Previously sedate, residential Georgian thoroughfares such as Grafton Street, Dawson Street, Henry Street and Upper O’Connell Street took on new lives as commercial streets, with many of their townhouses converted into shops or entire terraces swept away to make way for grander premises, hotels and department stores. Some of the most famous retail institutions in Dublin emerged at this time, including Delaney’s New Mart ‘monster store’ (later to become Clerys) Arnotts, Brown Thomas and the South City Markets, while well-known hotels such as The Gresham, The Shelbourne and The Hibernian also emerged.
Many older buildings underwent substantial remodelling to accommodate retailing, resulting in the distinctive Dublin building type of a Georgian house with a Victorian shop at street level.
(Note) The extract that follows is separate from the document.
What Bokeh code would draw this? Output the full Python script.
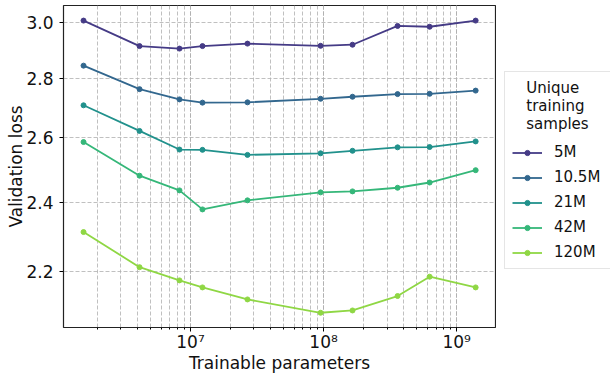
from bokeh.plotting import figure
from bokeh.layouts import row
from bokeh.models import (Range1d, FixedTicker, PrintfTickFormatter, Legend, LegendItem,
                          LogTicker, CustomJSTickFormatter)
from bokeh.embed import file_html
from bokeh.resources import INLINE

params = [1.57e6, 4.14e6, 8.26e6, 1.23e7, 2.68e7, 9.5e7, 1.65e8, 3.6e8, 6.27e8, 1.39e9]
loss_5m = [3.008, 2.914, 2.905, 2.914, 2.923, 2.915, 2.919, 2.988, 2.985, 3.008]
loss_10m = [2.844, 2.762, 2.727, 2.716, 2.717, 2.729, 2.736, 2.745, 2.746, 2.757]
loss_21m = [2.707, 2.622, 2.562, 2.561, 2.545, 2.550, 2.558, 2.569, 2.570, 2.588]
loss_42m = [2.586, 2.480, 2.435, 2.378, 2.405, 2.429, 2.432, 2.443, 2.459, 2.497]
loss_120m = [2.312, 2.213, 2.177, 2.158, 2.126, 2.091, 2.097, 2.135, 2.187, 2.158]
labels = ["5M", "10.5M", "21M", "42M", "120M"]
colors = ["#453b86", "#32678e", "#21918c", "#35b779", "#8fd744"]
y_ticks = [2.2, 2.4, 2.6, 2.8, 3.0]
legend_title = "Unique\ntraining\nsamples"

FONT = "DejaVu Sans"
NB = "\u00a0"

p = figure(width=496, height=375, x_axis_type="log", y_axis_type="log",
           x_range=Range1d(1.11e6, 1.96e9), y_range=Range1d(2.053, 3.065),
           output_backend="svg", toolbar_location=None,
           min_border_left=63, min_border_right=1, min_border_top=5, min_border_bottom=48)

p.outline_line_color = "#222222"
p.outline_line_width = 1.2
p.background_fill_color = "white"
p.border_fill_color = "white"

for ax in (p.xaxis, p.yaxis):
    ax.axis_line_color = None
    ax.major_tick_out = 4
    ax.major_tick_in = 0
    ax.minor_tick_out = 2
    ax.minor_tick_in = 0
    ax.major_label_text_font = FONT
    ax.major_label_text_font_size = "17px"
    ax.major_label_text_color = "#111111"
    ax.axis_label_text_font = FONT
    ax.axis_label_text_font_size = "17px"
    ax.axis_label_text_font_style = "normal"
    ax.axis_label_text_color = "#111111"

p.xaxis.ticker = LogTicker(num_minor_ticks=10)
p.xaxis.formatter = CustomJSTickFormatter(code="""
    const sup = "\u2070\u00b9\u00b2\u00b3\u2074\u2075\u2076\u2077\u2078\u2079";
    const e = Math.round(Math.log10(tick));
    return "10" + String(e).split("").map(d => sup[parseInt(d)]).join("");
""")
p.xaxis.axis_label = "Trainable parameters"
p.xaxis.axis_label_standoff = -2
p.xaxis.major_label_standoff = 0
p.yaxis.ticker = FixedTicker(ticks=y_ticks, minor_ticks=[])
p.yaxis.formatter = PrintfTickFormatter(format="%.1f")
p.yaxis.axis_label = "Validation loss"
p.yaxis.axis_label_standoff = -3
p.yaxis.major_label_standoff = 6

p.xgrid.grid_line_color = "#b0b0b0"
p.xgrid.grid_line_dash = "4 2"
p.xgrid.grid_line_width = 0.8
p.xgrid.minor_grid_line_color = "#b0b0b0"
p.xgrid.minor_grid_line_dash = "4 2"
p.xgrid.minor_grid_line_width = 0.8
p.ygrid.grid_line_color = "#b0b0b0"
p.ygrid.grid_line_dash = "4 2"
p.ygrid.grid_line_width = 0.8

series = [loss_5m, loss_10m, loss_21m, loss_42m, loss_120m]
for ys, lab, col in zip(series, labels, colors):
    p.line(params, ys, line_color=col, line_width=1.8)
    p.scatter(params, ys, size=5, fill_color=col, line_color=col)

# legend panel (separate plot so the legend box can run to the page edge)
P2W, P2H = 114, 375
p2 = figure(width=P2W, height=P2H, x_range=Range1d(0, P2W), y_range=Range1d(0, P2H),
            x_axis_location=None, y_axis_location=None,
            output_backend="svg", toolbar_location=None,
            min_border_left=0, min_border_right=0, min_border_top=0, min_border_bottom=0)
p2.grid.visible = False
p2.outline_line_color = None

# soft drop shadow under the legend box (decoration, in panel pixels)
p2.quad(left=[11], right=[P2W + 5], bottom=[P2H - 273], top=[P2H - 79],
        fill_color="#aaaaaa", fill_alpha=0.6, line_color=None)

items = []
for lab, col in zip(labels, colors):
    r1 = p2.line(x=[-50, -40], y=[-50, -40], line_color=col, line_width=1.8)
    r2 = p2.scatter(x=[-50], y=[-50], fill_color=col, line_color=col)
    items.append(LegendItem(label=lab, renderers=[r1, r2]))

title = "\n".join(NB * 3 + t for t in legend_title.split("\n"))
legend = Legend(items=items, location=(8, 58),
                title=title,
                title_text_font=FONT, title_text_font_size="15px",
                title_text_font_style="normal", title_text_color="#111111",
                title_standoff=10,
                label_text_font=FONT, label_text_font_size="15px",
                label_text_color="#111111",
                glyph_width=30, glyph_height=13, spacing=7,
                label_standoff=12, label_width=62, padding=7, margin=0,
                border_line_color="#cccccc", border_line_width=1,
                background_fill_color="white", background_fill_alpha=1.0)
p2.add_layout(legend, "center")

open("out.html", "w").write(file_html(row(p, p2), INLINE))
The opening years of the 20th century saw chaos and destruction in Dublin with the decimation of large quarters of the north inner city as a result of the 1916 Rising and the Civil War of 1922. Three-quarters of O’Connell Street was completely levelled, while large tracts of Henry Street, Abbey Street and Eden Quay were also destroyed.
In the aftermath, the opportunity was taken to rebuild these streets to better accommodate retailing and modern services while exuding a dignified civic design statement. The result is a network of streets of a more regular character on the north side of the Liffey than is evident in the south retail core, with sturdy terraces of stone and brick-faced buildings built in the neoclassical fashion of the 1910s and 1920s – the former Clerys department store being one of the finest. The opportunity to rebuild O'Connell Street in the unified manner of a heroic Euroopean boulevard was, however, overtaken by private commercial interests.
It was also at this time that the major public buildings of the city were ambitiously reconstructed by the Office of Public Works following their bombardment, including the Custom House, Four Courts and the General Post Office. Dublin Castle was one of the few major complexes to remain unscathed.
Opposite: Reconstruction of the Four Courts, architect James Gandon's masterpiece, in the early 1920s.
Like many western world cities, mass suburban expansion dominated Dublin's development throughout the mid-20th century - much of it prompted by the need to provide additional and improved housing in the post-war years. It was not until the 1970s, 80s and 90s that development took off again on a large scale in the city centre, with the construction of speculative office blocks and shopping centres. Many of these schemes resulted in the destruction of large swathes of historic buildings in favour of monolithic and often insensitively designed structures. In more recent years, these have begun to be replaced or refaced in a manner more sympathetic to their surroundings, though in others, some fine examples of mid 20th-century modernism have already been swept away.
Urban renewal schemes were a hallmark of the 1980s and 1990s, the most prominent of which was the Temple Bar initiative which leveraged existing cultural assets, institutions and buildings in the creation of a new cultural and residential quarter. Since that time, Dublin has seen a renaissance in city centre living, working and leisure, including the redevelopment of the Docklands, making it one of the most dynamic and energetic capital cities in Europe.